As shown in FIG. 3, the quantity of air contained in each compartment may differ, according to the weight to be supported thereby and also to the particular contour of the wearer's foot.

This result may be obtained very easily by welding the two sheets 1, 2 along their edges 3 and along transverse lines 4 to 7 while these sheets are caused to adhere by suction, except of course along the weld seams or lines, against registering surfaces of a pair of forms or patterns leaving therebetween a more or less considerable free space for the air.

Instead of being formed from two separate sheets 1 and 2 as described hereinabove, the flexible and air-impervious envelope constituting the sock according to this invention may be obtained from a tubular blank or web 13 in which the compartments are formed either by means of the transverse weld seams or lines 4 to 7, as in the preceding case, or by means of integral joints 14, 15, 16 and 17 formed directly during the extrusion process.

In certain cases these sheets 1 and 2 of flexible, air-impervious material may be lined with a relatively thin sheet of foam 18, 19 in which air is retained (closed-cell foam structure), as shown in FIG. 5.

As in the preceding case and as illustrated in FIG. 6, these two sheets are welded together along their edges and also along transverse lines 20, unless these transverse lines are obtained directly by extrusion in the form of a small partition 21 interconnecting the sheets.

In certain cases the sock may be reinforced by providing a stiff edge 22 along the more strained side, that is, as a rule, the outer side.

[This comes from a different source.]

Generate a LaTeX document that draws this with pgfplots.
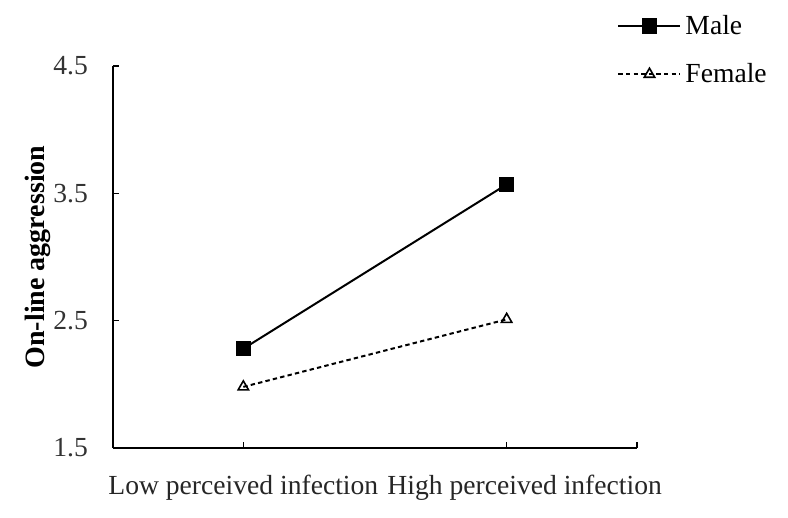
\documentclass[border=0pt]{standalone}
\usepackage{fontspec}
\setmainfont{Liberation Serif}
\usepackage{pgfplots}
\pgfplotsset{compat=1.18}

\begin{document}
\begin{tikzpicture}
\begin{axis}[
    name=ax,
    scale only axis,
    width=262pt,
    height=191pt,
    xmin=-0.495, xmax=1.495,
    ymin=1.5, ymax=4.5,
    axis lines=left,
    axis line style={-, line width=0.8pt},
    xtick={0,1},
    xticklabels={Low perceived infection, \hspace*{18pt}High perceived infection},
    extra x ticks={1.495},
    extra x tick labels={},
    ytick={1.5,2.5,3.5,4.5},
    yticklabels={1.5,2.5,3.5,4.5},
    tick align=inside,
    major tick length=3pt,
    tick style={black, line width=0.8pt},
    font=\fontsize{13.8}{15}\selectfont,
    /pgf/number format/assume math mode=true,
    xticklabel style={text=black!85, yshift=-10pt},
    yticklabel style={text=black!80, xshift=-9pt},
    ylabel={\bfseries On-line aggression},
    ylabel style={at={(axis description cs:-0.143,0.5)}, anchor=center, font=\fontsize{14}{15}\selectfont},
    legend style={at={(0.962,1.145)}, anchor=north west, draw=none, fill=none,
        font=\fontsize{13.8}{15}\selectfont, row sep=9pt, inner sep=0pt},
    legend cell align=left,
    legend image code/.code={
        \draw[#1] (0cm,0cm) -- (31pt,0cm);
        \draw[#1] plot coordinates {(15.5pt,0cm)};
    },
    clip=false,
]
\addplot[black, line width=1pt, mark=square*, mark size=3.4pt, mark options={solid}] coordinates {
(0, 2.28)
(1, 3.57)
};
\addlegendentry{Male}
\addplot[black, line width=1pt, dash pattern=on 2.2pt off 1.6pt, mark=triangle, mark size=3pt, mark options={solid, fill=white, line width=0.8pt}] coordinates {
(0, 1.98)
(1, 2.51)
};
\addlegendentry{Female}
\end{axis}
\path ([shift={(-56.5pt,-35pt)}]ax.south west) rectangle ([shift={(75.5pt,33pt)}]ax.north east);
\end{tikzpicture}
\end{document}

According to a modified form of embodiment illustrated in FIGS. 9 to 12 the sheets of thin flexible, air-impervious material may be heat-shaped to comprises a number of separate longitudinal compartments 24 between which a double partition 25, 26 is formed to an inverted U configuration, as shown, in the case of the lower sheet, and comprises a marginal flange 27 coplanar with the top or upper face 28 of these double partitions 25, 26; small passages 29 may be provided in the partitions to permit the flow of air from one compartment to another with a sufficient throttling effect.

A longitudinal partition may also be provided, if desired, this longitudinal partion consisting similarly of two sheets 30 and 31, with a top face 32 level with the other top faces 28 of the aforesaid transverse partitions and also with the flange 27 of the sock; this longitudinal partition may also comprise small throttling passages 33 interconnecting a pair of transversely aligned compartments.

The assembly is closed and sealed by simply superposting thereto a thin sheet 34 of flexible and air-tight material welded along the flanges 27 of the sock and also to the top faces 28 and 32 of the transverse partitions and possibly of the longitudinal partition.

Of course, the specific forms of embodiment of the invention illustrated in the drawing and described in detail hereinabove should not be construed as limiting the scope of the invention since various modifications may be brought thereto without departing from the basic principles thereof as set forth in the appended claims.

Thus, notably, it may be advantageous to use a sock of the type set forth by completing same with another inner sole adapted on the one hand to isolate the wearer's foot from the flexible and air-tight material constituting said sock, an on the other hand to ensure a better distribution of the foot pressure over the entire surface of the sock; thus, an inner sole of the type described and illustrated in the French Pat. No. 1.426.837 of its Certificate of Addition No. 91.180 may advantageously be used, this second sole being cemented to, or simply laid on the first one.